Des: What the?! Its Ah Tiu who eat lor!
Hui:
CB him! He eat sipe much lor!

And the quarrel proceeded. Admist calls and uses of
CB, F***, TIU you! and other vulgarities, the conversation itself is SOOO funny that me and Kah Kheng were laughing like mad.

And I can say for sure that for every sentence that Jia Hui says, there is an average one CB in it~>_<>

But one thing I learnt about guys: They can quarrel about money but it is highly unlikely that it will harm their friendship. Usually I don't really like to share about uncertain things like food, expenses and such because in the end some may feel that others eat more and feel too unfair and such. And counting until the very last penny and arguing about money may harm relationships too. But I figure the way with guys are different. Hell, they could be shouting CB, CBB, LJ and arguing with each other about the amount of money each should pay but it won't harm their feelings in the slightest.

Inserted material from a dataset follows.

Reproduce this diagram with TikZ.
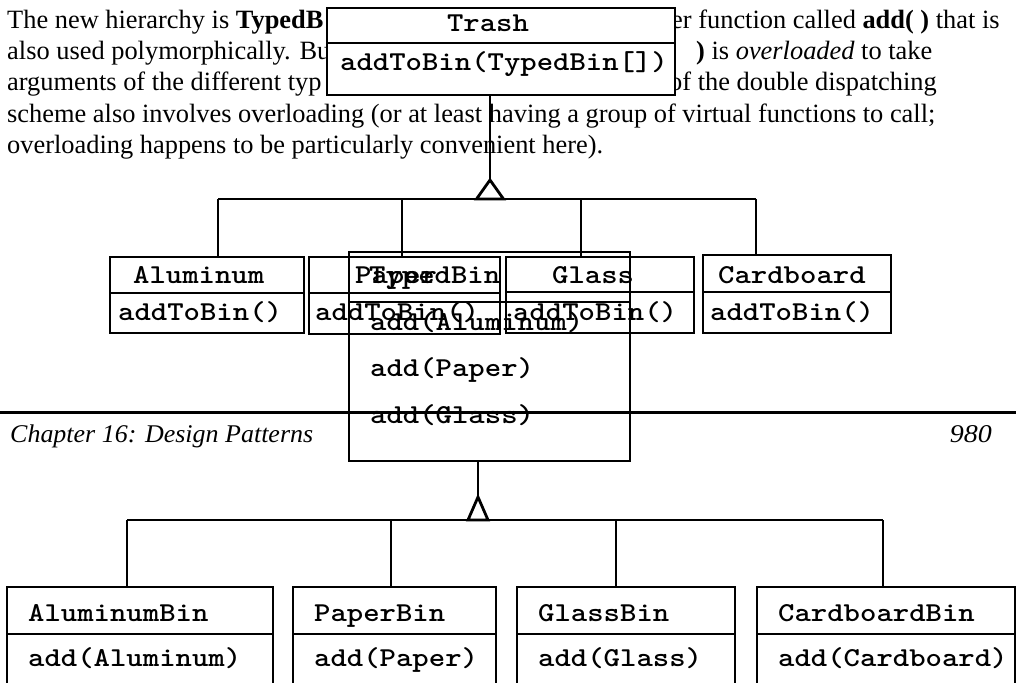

It's kind of sweet actually~>_<

But still...I did learn a lot of
INTERESTING ways to use vulgaritites from today's event...And it was the best laugh that I had for sometime~

Friday, May 1, 2009

IdiOtiC cLaSS....AcT 2


Okay...So my class got crazy again. After the last post where I mentioned about the illness where each of us SUPPOSEDLY have, we did another whole class thing.

It started with us switching to the Physics Lab for a day as our class was prepared for our oncoming MUET test. And my class monitor, Mr. Lee KS, began to go beserk again. He started his marvelous plan of drawing out every single person in my class...

And this is the end product which he produced after much pondering(yeah right...) and utilizing his fine talent in art(ugh...) :



Trust me...Everyone looks a LOT nicer than this pic...Maybe with the exception of Keng Sheng though~*EVIL LAUGH*

Update on current life: It sucks. My results are like crap. Pending for Physics results. Expected to known next Sunday...Wish me luck~!!